Throughout the Obama presidency and during the end of the Bush presidency, the US has been using drones to bomb multiple countries. There have consistent reports of drones killing civilians including Obama killing at least 8 Americans.
This week the Obama administration took these killings a step further, trying to deny legal access to the victims’ families by seeking dismissal of their case. The US is seeing protests even in allied Germany against their use of drones. Efforts to bring transparency to the use of drones have resulted in blacked-out responses to FOIA requests.
This week the US moved toward direct confrontation with Russia and China. In Syria, the US is engaged in an unauthorized war supposedly against the Islamic State in Syria, but also to achieve its long term goal of putting in place a US friendly government in Syria.
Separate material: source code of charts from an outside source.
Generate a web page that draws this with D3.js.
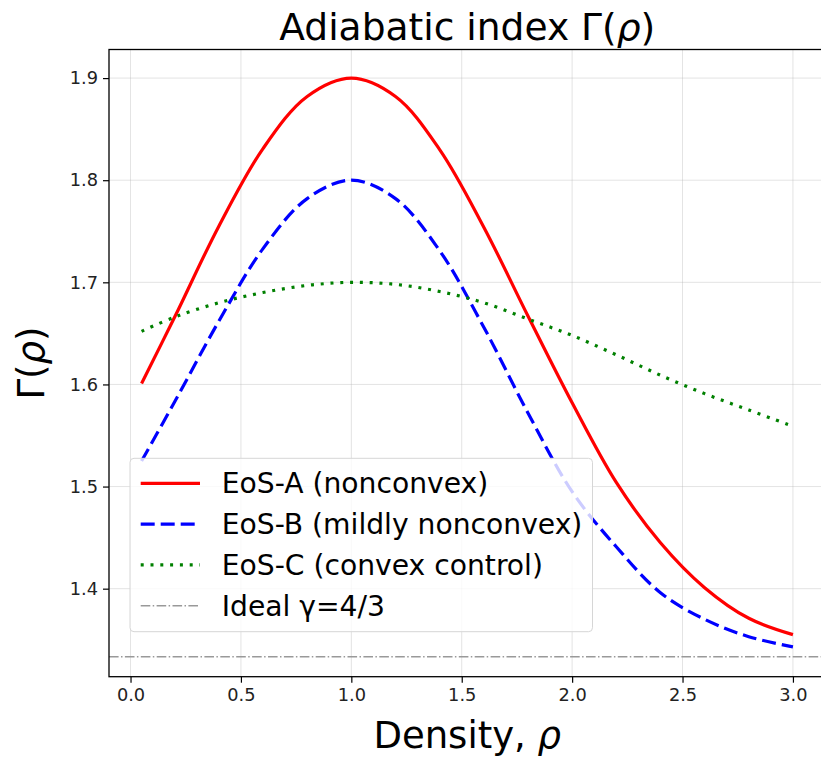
<!DOCTYPE html>
<html>
	<head>
		<meta charset="utf-8">
		<title>Adiabatic index</title>
	</head>
	<body>
		<svg id="chart" width="821" height="757"></svg>
	</body>

	<script src="https://cdn.jsdelivr.net/npm/d3@7"></script>
	<script>
		// values
		const rho    = [0.05, 0.2, 0.4, 0.6, 0.8, 1.0, 1.2, 1.4, 1.6, 1.8, 2.0, 2.2, 2.4, 2.6, 2.8, 3.0];
		const gammaA = [1.601, 1.666, 1.755, 1.831, 1.882, 1.900, 1.882, 1.830, 1.754, 1.667, 1.582, 1.504, 1.445, 1.401, 1.371, 1.355];
		const gammaB = [1.525, 1.583, 1.662, 1.733, 1.782, 1.800, 1.782, 1.731, 1.656, 1.572, 1.495, 1.441, 1.396, 1.370, 1.353, 1.343];
		const gammaC = [1.652, 1.666, 1.680, 1.690, 1.697, 1.700, 1.698, 1.691, 1.680, 1.664, 1.648, 1.629, 1.609, 1.591, 1.575, 1.559];
		const idealGamma = 4 / 3;

		const xTicks = [0, 0.5, 1.0, 1.5, 2.0, 2.5, 3.0];
		const yTicks = [1.4, 1.5, 1.6, 1.7, 1.8, 1.9];

		const labels = ["EoS-A (nonconvex)", "EoS-B (mildly nonconvex)", "EoS-C (convex control)", "Ideal γ=4/3"];

		const series = [
			{ name: labels[0], values: gammaA, color: "#ff0000", dash: null,    width: 3.2 },
			{ name: labels[1], values: gammaB, color: "#0000ff", dash: "14,6",  width: 3.2 },
			{ name: labels[2], values: gammaC, color: "#008000", dash: "3,6.8", width: 3.2 },
		];

		// plot box
		const pLeft = 109, pRight = 825.5, pTop = 49.5, pBottom = 676.7;

		const x = d3.scaleLinear().domain([-0.0975, 3.1475]).range([pLeft, pRight]);
		const y = d3.scaleLinear().domain([1.3138, 1.928]).range([pBottom, pTop]);

		const svg = d3.select("#chart")
			.style("font-family", "'DejaVu Sans', sans-serif")
			.style("background", "#fff");

		// grid
		const grid = svg.append("g").attr("class", "grid");
		grid.selectAll(".vg").data(xTicks).enter().append("line")
			.attr("x1", d => x(d)).attr("x2", d => x(d))
			.attr("y1", pTop).attr("y2", pBottom);
		grid.selectAll(".hg").data(yTicks).enter().append("line")
			.attr("x1", pLeft).attr("x2", pRight)
			.attr("y1", d => y(d)).attr("y2", d => y(d));

		// curves
		const line = d3.line()
			.x((d, i) => x(rho[i]))
			.y(d => y(d))
			.curve(d3.curveCatmullRom.alpha(0.5));

		svg.selectAll(".series").data(series).enter().append("path")
			.attr("class", "series")
			.attr("d", d => line(d.values))
			.attr("fill", "none")
			.attr("stroke", d => d.color)
			.attr("stroke-width", d => d.width)
			.attr("stroke-dasharray", d => d.dash);

		// ideal gas reference
		svg.append("line")
			.attr("x1", pLeft).attr("x2", pRight)
			.attr("y1", y(idealGamma)).attr("y2", y(idealGamma))
			.attr("stroke", "#999")
			.attr("stroke-width", 1.6)
			.attr("stroke-dasharray", "9.6,2.4,1.5,2.4");

		// axes
		const xAxis = d3.axisBottom(x).tickValues(xTicks).tickFormat(d3.format(".1f")).tickSize(6).tickPadding(6);
		const yAxis = d3.axisLeft(y).tickValues(yTicks).tickFormat(d3.format(".1f")).tickSize(6).tickPadding(5);

		svg.append("g").attr("class", "axis")
			.attr("transform", `translate(0,${pBottom})`)
			.call(xAxis);
		svg.append("g").attr("class", "axis")
			.attr("transform", `translate(${pLeft},0)`)
			.call(yAxis);

		svg.selectAll(".axis .domain").remove();

		// spines
		svg.append("rect")
			.attr("x", pLeft).attr("y", pTop)
			.attr("width", pRight - pLeft).attr("height", pBottom - pTop)
			.attr("fill", "none")
			.attr("stroke", "#000")
			.attr("stroke-width", 1.3);

		// legend
		const lg = svg.append("g").attr("transform", "translate(130,458.3)");
		lg.append("rect")
			.attr("width", 462.5).attr("height", 173.4)
			.attr("rx", 4)
			.attr("fill", "rgba(255,255,255,0.8)")
			.attr("stroke", "#d6d6d6")
			.attr("stroke-width", 1);

		const legendItems = series.concat([{ name: labels[3], color: "#999", dash: "9.6,2.4,1.5,2.4", width: 1.6 }]);
		const rowY = i => 25 + i * 40.8;

		lg.selectAll(".lh").data(legendItems).enter().append("line")
			.attr("x1", 10.7).attr("x2", 70)
			.attr("y1", (d, i) => rowY(i)).attr("y2", (d, i) => rowY(i))
			.attr("stroke", d => d.color)
			.attr("stroke-width", d => d.width)
			.attr("stroke-dasharray", d => d.dash);

		lg.selectAll(".lt").data(legendItems).enter().append("text")
			.attr("x", 91.7)
			.attr("y", (d, i) => rowY(i))
			.attr("dy", "0.36em")
			.attr("font-size", 28.2)
			.attr("fill", "#000")
			.text(d => d.name);

		// title and axis labels
		const title = svg.append("text")
			.attr("x", (pLeft + pRight) / 2).attr("y", 40)
			.attr("text-anchor", "middle")
			.attr("font-size", 37.6)
			.text("Adiabatic index Γ(");
		title.append("tspan").attr("font-style", "italic").text("ρ");
		title.append("tspan").text(")");

		const xl = svg.append("text")
			.attr("x", (pLeft + pRight) / 2).attr("y", 748)
			.attr("text-anchor", "middle")
			.attr("font-size", 37)
			.text("Density, ");
		xl.append("tspan").attr("font-style", "italic").text("ρ");

		const yl = svg.append("text")
			.attr("transform", `translate(44,${(pTop + pBottom) / 2}) rotate(-90)`)
			.attr("text-anchor", "middle")
			.attr("font-size", 37)
			.text("Γ(");
		yl.append("tspan").attr("font-style", "italic").text("ρ");
		yl.append("tspan").text(")");
	</script>

	<style>
		body
		{
			margin: 0;
			background: #fff;
		}

		.grid line
		{
			stroke: #b0b0b0;
			stroke-opacity: 0.35;
			stroke-width: 1;
		}

		.axis text
		{
			font-family: 'DejaVu Sans', sans-serif;
			font-size: 17.8px;
			fill: #222;
		}

		.axis line
		{
			stroke: #000;
			stroke-width: 1.2;
		}
	</style>
</html>
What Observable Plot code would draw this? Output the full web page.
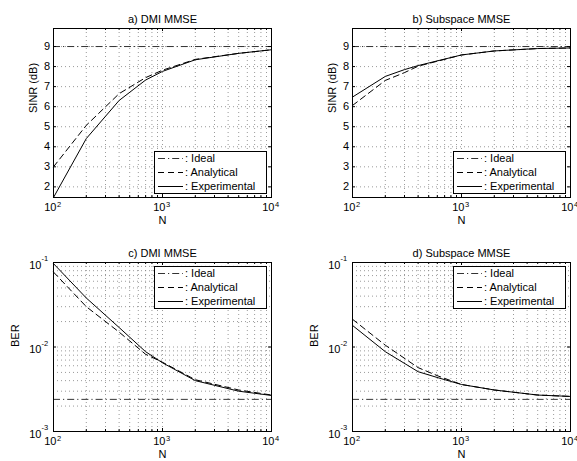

There is a lot of misinformation and confusion about this war, which has now been joined by Russian aerial attacks. Unlike the US, Russia was asked by the Syrian government to help prevent terrorist attacks in Syria. The US has been covertly using the CIA for ground operations with supposed moderate Syrian terrorists while also conducting an aerial campaign.
There are widespread deaths of civilians and a massive exodus of refugees. Rhetoric is escalating, former National Security Advisor Zbigniew Brzezinski is calling for retaliation against Russia while Senator John McCain says the US is in a proxy war with Russia. Talks in Geneva, without any preconditions as to the status of President Assad, are urgently needed...
War Is Not the Answer, Time to End US War Culture
Ralph Nader points to the recent war losses in Iraq, Afghanistan and Syria and says there are lessons for the United States. The US has been unrestrained by international law and used “military power anywhere and everywhere, regardless of national boundaries and the resulting immense civilian casualties.” The US has created “wonton destruction and violent chaos” and destroyed functioning governments...
...These war policies seeking to achieve full spectrum dominance have also had negative effects at home. Nader points to “the harm to and drain on our soldiers, our domestic economy, the costly, boomeranging, endless wars overseas and what empire building has done to spread anxieties and lower the expectation level of the American people for their public budgets and public services.”
How do we get out of these depraved quagmires of our own self-creation? Nader gives an answer – a change in approach to the world, an end to war culture and a move toward a humanitarian culture. As Nader says it:
“Not repeatedly doing what has failed is the first step toward correction. How much better and cheaper it would be if years ago we became a humanitarian power – well received by the deprived billions in these anguished lands.”
Let’s stop repeating the mistakes that have been with us since Columbus. Let’s end the American culture of war.